In the simplest case, one may consider a mean-field approximation, which restricts the considerations to completely factorized product-state wave function \(|{{{\Psi }}}_{\mathrm {v}}^{\,\text{0}\,}(\overrightarrow{b})\rangle =|{\psi }_{{v}_{1}}({b}_{1})\rangle \otimes \cdots \otimes |{\psi }_{{\mathrm {v}}_{N}}({b}_{N})\rangle\) for all visible spins in a quantum simulation. We then subsequently use \(|{{{\Psi }}}_{\mathrm {v}}^{0}(\overrightarrow{b})\rangle\) as the starting point of another simulation in which the hidden spins are introduced along with corresponding parameters {m1, mM, W11, WNM} that collectively facilitate the formation of entangled NQS, \(\left|{{{\Psi }}}_{\mathrm v}(\theta )\right\rangle\). We note the mean-field approximation (single-body physics problem) can be easily done on a classical computer.

Nevertheless, for strongly correlated systems, the product states are not guaranteed to support a high overlap with \(\left|{{{\Psi }}}_{\mathrm {gs}}\right\rangle\). Instead of optimizing \(\overrightarrow{b}\) (the mean-field approximation) in the first run, it will be beneficial to consider an NQS with specifically designed sparse connectivity. In the second-stage calculation, the fully-connected architecture will be restored as usual, and the total number of variational parameters scale as \({\mathcal{O}}(NM)\).

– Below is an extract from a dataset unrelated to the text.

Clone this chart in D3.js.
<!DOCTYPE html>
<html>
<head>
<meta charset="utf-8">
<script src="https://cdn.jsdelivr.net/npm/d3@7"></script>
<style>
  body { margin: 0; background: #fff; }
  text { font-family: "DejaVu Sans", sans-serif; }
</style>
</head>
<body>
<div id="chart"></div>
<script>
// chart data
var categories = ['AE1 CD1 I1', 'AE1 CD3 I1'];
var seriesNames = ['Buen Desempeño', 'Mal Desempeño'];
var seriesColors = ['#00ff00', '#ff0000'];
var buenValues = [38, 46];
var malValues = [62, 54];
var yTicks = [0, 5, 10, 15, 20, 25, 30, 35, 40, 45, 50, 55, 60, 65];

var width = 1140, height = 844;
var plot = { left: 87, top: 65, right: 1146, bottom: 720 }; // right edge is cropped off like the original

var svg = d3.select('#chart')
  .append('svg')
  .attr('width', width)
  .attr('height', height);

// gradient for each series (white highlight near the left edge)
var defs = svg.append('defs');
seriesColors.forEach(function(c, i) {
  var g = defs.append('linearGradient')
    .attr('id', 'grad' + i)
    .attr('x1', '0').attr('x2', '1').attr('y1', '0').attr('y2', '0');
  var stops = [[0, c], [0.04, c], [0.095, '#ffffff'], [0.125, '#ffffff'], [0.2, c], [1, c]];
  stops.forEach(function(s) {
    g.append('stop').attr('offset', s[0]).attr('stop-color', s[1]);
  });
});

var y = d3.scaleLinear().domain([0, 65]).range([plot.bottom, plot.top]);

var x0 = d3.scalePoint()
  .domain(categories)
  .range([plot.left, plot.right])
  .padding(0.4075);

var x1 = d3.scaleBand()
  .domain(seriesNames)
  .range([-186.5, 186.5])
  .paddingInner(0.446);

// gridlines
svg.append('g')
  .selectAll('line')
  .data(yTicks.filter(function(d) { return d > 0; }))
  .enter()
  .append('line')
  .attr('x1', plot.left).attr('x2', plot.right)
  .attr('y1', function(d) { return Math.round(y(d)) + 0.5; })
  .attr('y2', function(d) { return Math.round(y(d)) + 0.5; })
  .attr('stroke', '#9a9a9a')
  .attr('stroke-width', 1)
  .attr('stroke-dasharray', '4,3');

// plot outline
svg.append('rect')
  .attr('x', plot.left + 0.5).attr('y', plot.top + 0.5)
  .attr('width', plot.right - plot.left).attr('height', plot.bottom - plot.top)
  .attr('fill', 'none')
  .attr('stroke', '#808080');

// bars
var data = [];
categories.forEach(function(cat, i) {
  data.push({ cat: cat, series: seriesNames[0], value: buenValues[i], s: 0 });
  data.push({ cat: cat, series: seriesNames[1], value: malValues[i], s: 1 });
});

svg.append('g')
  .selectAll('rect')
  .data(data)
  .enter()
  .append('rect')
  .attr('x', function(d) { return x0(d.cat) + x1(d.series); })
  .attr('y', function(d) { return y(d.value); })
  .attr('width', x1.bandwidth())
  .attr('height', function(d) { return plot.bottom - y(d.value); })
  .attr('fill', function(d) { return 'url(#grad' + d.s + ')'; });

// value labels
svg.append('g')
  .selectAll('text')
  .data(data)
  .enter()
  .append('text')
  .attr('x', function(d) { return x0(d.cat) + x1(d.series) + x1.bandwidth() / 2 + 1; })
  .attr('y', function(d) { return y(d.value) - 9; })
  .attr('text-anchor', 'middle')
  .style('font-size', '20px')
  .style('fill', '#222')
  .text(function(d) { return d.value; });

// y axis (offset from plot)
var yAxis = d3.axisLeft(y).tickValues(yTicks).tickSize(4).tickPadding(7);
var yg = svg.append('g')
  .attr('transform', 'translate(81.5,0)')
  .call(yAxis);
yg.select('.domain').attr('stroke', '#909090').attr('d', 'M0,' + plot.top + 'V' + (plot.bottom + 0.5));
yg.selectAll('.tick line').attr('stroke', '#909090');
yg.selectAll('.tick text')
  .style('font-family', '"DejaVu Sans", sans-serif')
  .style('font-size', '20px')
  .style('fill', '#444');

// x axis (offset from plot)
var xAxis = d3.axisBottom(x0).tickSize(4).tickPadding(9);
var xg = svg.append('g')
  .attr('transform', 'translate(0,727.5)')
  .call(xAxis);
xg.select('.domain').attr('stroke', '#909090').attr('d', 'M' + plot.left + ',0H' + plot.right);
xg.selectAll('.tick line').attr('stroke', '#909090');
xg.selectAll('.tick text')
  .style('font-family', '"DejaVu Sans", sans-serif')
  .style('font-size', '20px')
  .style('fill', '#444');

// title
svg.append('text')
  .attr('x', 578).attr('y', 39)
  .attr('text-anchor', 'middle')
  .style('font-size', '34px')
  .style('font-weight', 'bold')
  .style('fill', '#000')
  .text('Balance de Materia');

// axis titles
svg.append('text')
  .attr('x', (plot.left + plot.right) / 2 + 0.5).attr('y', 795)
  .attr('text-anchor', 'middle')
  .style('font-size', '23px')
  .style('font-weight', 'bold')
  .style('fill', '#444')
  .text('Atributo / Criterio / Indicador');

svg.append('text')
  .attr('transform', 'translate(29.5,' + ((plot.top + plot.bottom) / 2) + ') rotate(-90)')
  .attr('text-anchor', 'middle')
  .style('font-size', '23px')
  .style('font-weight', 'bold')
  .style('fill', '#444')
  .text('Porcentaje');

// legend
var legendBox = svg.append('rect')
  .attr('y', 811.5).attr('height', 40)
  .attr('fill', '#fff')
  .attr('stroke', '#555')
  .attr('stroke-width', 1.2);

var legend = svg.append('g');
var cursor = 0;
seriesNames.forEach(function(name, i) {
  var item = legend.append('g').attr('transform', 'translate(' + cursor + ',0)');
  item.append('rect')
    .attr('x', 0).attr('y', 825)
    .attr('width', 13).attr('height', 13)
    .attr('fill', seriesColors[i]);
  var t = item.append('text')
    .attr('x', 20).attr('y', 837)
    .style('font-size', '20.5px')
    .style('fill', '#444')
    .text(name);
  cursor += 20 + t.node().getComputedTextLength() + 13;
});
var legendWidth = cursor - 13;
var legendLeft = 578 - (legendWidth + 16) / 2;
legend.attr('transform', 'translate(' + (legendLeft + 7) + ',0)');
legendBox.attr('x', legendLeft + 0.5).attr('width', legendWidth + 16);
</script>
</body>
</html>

An obvious question is how to decide the connectivity of this sparsely connected RBM architecture for the first-stage simulation, which needs to balance the expressive power of the variational ansatz and the complexity of the optimization tasks. For lattice systems, one may consider short-range RBMs that constitute a special class of the well-established entangled-plaquette states72. In this case, the total number of variational parameters scale as \({\mathcal{O}}(N)\).

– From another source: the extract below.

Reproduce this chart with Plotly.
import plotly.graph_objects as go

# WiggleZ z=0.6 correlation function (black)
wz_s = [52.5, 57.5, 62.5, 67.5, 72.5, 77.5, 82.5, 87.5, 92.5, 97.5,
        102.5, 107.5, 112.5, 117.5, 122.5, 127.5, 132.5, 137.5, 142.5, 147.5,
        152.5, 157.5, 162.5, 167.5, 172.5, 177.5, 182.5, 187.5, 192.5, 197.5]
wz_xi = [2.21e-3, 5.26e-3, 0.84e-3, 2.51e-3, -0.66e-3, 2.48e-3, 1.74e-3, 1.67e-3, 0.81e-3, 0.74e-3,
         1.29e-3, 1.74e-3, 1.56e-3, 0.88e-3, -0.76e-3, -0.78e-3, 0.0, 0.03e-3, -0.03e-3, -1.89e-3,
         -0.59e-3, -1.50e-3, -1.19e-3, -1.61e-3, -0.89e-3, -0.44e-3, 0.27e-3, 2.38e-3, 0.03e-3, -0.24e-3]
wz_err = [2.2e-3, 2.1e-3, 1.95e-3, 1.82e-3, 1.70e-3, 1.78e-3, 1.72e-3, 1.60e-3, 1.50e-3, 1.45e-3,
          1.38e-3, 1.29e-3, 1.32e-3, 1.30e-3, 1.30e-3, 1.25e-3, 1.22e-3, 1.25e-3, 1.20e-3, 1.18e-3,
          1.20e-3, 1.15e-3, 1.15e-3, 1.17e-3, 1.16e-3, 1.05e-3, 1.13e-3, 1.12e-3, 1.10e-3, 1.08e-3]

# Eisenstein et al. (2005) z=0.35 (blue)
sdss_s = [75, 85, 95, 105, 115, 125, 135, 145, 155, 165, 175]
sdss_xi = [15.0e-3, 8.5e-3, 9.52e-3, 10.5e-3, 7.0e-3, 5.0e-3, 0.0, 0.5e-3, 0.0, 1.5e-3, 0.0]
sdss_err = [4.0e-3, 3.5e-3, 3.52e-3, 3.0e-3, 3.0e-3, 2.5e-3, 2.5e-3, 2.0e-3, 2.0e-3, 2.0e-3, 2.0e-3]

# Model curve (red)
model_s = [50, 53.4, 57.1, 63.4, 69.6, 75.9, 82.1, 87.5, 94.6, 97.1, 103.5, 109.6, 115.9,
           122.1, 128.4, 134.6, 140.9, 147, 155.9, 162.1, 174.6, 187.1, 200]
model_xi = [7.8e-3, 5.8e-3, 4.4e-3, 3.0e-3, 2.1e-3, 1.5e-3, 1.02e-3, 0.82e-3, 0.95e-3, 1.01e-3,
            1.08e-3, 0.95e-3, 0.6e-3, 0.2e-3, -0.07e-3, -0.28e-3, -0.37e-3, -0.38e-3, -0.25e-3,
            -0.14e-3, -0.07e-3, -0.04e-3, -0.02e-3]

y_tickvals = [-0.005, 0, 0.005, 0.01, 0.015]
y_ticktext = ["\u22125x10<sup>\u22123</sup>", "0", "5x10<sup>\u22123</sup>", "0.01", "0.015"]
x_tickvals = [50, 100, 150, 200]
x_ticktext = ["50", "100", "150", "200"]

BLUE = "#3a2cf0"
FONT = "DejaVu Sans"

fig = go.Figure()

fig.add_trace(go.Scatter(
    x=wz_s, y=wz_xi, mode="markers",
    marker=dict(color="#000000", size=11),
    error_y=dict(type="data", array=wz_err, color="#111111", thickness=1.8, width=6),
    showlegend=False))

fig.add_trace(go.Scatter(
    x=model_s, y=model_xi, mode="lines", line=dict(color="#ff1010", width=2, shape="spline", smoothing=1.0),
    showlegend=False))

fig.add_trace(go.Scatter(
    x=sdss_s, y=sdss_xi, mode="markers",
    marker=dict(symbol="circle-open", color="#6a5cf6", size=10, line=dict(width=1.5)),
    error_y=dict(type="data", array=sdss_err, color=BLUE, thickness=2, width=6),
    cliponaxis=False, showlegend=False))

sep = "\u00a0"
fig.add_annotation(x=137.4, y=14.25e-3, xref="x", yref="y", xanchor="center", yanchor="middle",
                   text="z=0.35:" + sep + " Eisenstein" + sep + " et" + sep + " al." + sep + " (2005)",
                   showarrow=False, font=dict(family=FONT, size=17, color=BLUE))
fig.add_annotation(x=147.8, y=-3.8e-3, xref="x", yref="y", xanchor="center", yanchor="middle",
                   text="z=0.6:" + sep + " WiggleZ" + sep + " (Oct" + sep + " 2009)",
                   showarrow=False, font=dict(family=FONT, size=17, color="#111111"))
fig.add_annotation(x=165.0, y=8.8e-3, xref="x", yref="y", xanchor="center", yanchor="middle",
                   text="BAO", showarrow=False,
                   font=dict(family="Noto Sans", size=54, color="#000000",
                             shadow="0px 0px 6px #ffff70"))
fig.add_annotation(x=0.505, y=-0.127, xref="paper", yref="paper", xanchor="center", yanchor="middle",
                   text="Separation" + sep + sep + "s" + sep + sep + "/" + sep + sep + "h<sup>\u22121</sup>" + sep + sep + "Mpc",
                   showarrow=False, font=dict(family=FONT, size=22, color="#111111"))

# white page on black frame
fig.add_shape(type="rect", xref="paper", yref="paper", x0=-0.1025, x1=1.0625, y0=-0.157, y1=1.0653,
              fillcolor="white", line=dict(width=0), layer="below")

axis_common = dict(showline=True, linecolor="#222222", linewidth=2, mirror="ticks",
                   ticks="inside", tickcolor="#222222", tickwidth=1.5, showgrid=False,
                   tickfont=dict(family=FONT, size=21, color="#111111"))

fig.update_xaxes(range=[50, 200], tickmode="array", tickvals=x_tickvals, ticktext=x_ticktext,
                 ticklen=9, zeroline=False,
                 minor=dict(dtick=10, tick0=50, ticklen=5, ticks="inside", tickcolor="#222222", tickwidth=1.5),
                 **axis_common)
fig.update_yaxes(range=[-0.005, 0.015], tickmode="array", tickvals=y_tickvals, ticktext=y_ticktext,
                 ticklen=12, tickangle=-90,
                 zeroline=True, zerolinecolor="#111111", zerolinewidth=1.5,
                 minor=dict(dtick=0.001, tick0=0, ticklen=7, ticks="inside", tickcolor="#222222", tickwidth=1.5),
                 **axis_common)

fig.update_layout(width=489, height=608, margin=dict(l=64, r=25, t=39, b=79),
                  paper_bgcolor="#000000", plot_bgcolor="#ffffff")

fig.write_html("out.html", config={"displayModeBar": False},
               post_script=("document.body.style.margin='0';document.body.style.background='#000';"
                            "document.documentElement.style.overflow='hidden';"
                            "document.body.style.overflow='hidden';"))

Simulation details for numerical studies

In all our simulations, we use a constant learning rate of 0.01. The variational parameters are initialized as Gaussian random numbers with mean zero and variance 0.01, except in cases where the initial conditions are obtained from mean-field solutions (Fig. 5, green dashed lines).

Hamiltonians of H2, LiH and H4

We treat the molecules in the minimal STO-3G basis and use PySCF to compute the integrals in the second quantization. The resulting fermionic Hamiltonians are subsequently mapped onto qubit Hamiltonians using Bravyi–Kitaev transformation with OpenFermion91. Due to the symmetry in H2, the final Hamiltonian consists of 2 qubits99, whereas the LiH and H4 Hamiltonians contain 4 and 8 qubits, respectively.

Hamiltonian for TQD

For TQD simulations, we use the parameters from ref. 94, i.e. t = −0.23 meV, g* = −0.44, Ei = −t, and ϕ/B = 1.25T−1. We consider two cases in Fig. 4: (a) Ui = 50t, Vij = 10t (strongly localized case), and (b) Ui = 0.5t, Vij = 0.1t (non-perturbative regime). We use Bravyi–Kitaev transformation to map the Hubbard Hamiltonian onto a qubit Hamiltonian using OpenFermion.